Berezniki is a large industrial centre of the Perm Territory and the second largest city of the region.
It is located on the left bank of River Kama, 180 kilometres northward from Perm.
The city takes the area of 431 square km (including the right-bank microdistrict Usolsky). Its population is 166 thousand persons.
The first settlements on the area of modern Berezniki appeared in the 16th -17th centuries on the basis of salt-mines. In 1579 for the first time there was a record of Zyryanka Village, in 1670 there appeared a settlement, and later the mountain town of Dedyukhin. At the same time several separate settlements – Lyonva, Berezniki, Veretye, Churtan, etc. were formed nearby the local saltworks.
An important stage in the history of the future Berezniki was the foundation of Russia’s first soda factory in the Perm Province on the left bank of Kama, opposite to ancient Usolye, in summer 1883. In the course of nationalization the factory was transformed into V.I. Lenin Bereznikovsky Exemplary Soda Factory (1923).
The city’s development was also promoted by the unique (one of the world’s richest ones) Verhnekamsky deposit of potash salts. Right in the city territory there are Bereznikovsky and Durymansky sites of the deposit. At the end of the 19th century a railway was built to connect Verhnekamye with Perm. Salt-mining was perfected and trade developed. A huge chemical industrial complex was put into operation in spring 1932. On March, 20th the same year workers’ settlements were united into one city under the name of Berezniki.
Modern chemical manufacture was developing there on a large scale, thus giving grounds for writer K. G.Paustovsky to call Berezniki the “republic of chemistry”.
Even before the war it became clear that the “chemical republic” needed powerful “lungs”. Therefore the talented forestry specialist V.L.Mindovsky was invited to Berezniki in 1935. For twenty years he worked on planting of greenery in the city.
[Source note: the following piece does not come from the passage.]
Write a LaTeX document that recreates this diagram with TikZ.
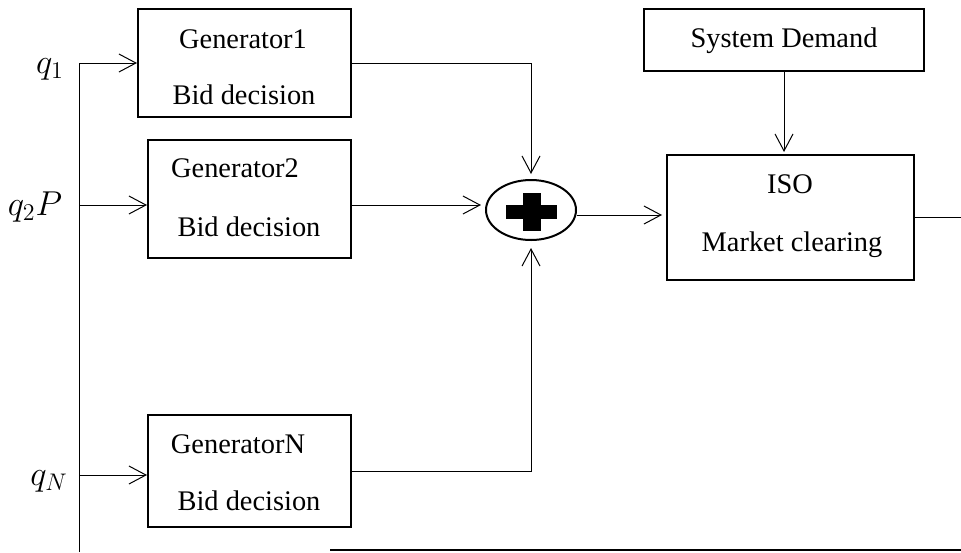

During the Great Patriotic War, despite extreme difficulties, the soda, nitrogen fertilizing and chemical factories in Berezniki went on developing and increasing rates of manufacture. In 1943, in the hard conditions of the wartime, the first production of the magnesium factory was released. Production of titanium sponge was mastered at the magnesium factory in the 1960s. In the 1960s, 70s and 80s the 2nd, the 3rd and the 4th potash industrial complexes were constructed, today united as Uralkaliy JSC.
Sights of Berezniki
In 1981 the city was connected by a bridge to the town of Usolye, which has monuments of architecture of the 17th- 19th centuries: the Spaso-Preobrazhenskiy (Our Savior’s Transfiguration) Cathedral with a separate belltower, the Stroganovs’ Palaces now housing a museum, several churches and mansions.
One of the architectural monuments in Berezniki itself is the Synaxis of the Most Holy Theotokos.
A vivid example of the Soviet architecture is the building of the cinema Avant-guard. Singularity of its construction is revealed in the photos taken from above: the building is constructed in the shape of a huge film projector.
On the bank of Chashkinsky Lake there is a unique archaeological complex of federal significance – the ancient site of Khutorskaya settlement. It is a sample monument of Kama neolith, dated to the 5th- 3rd B.C.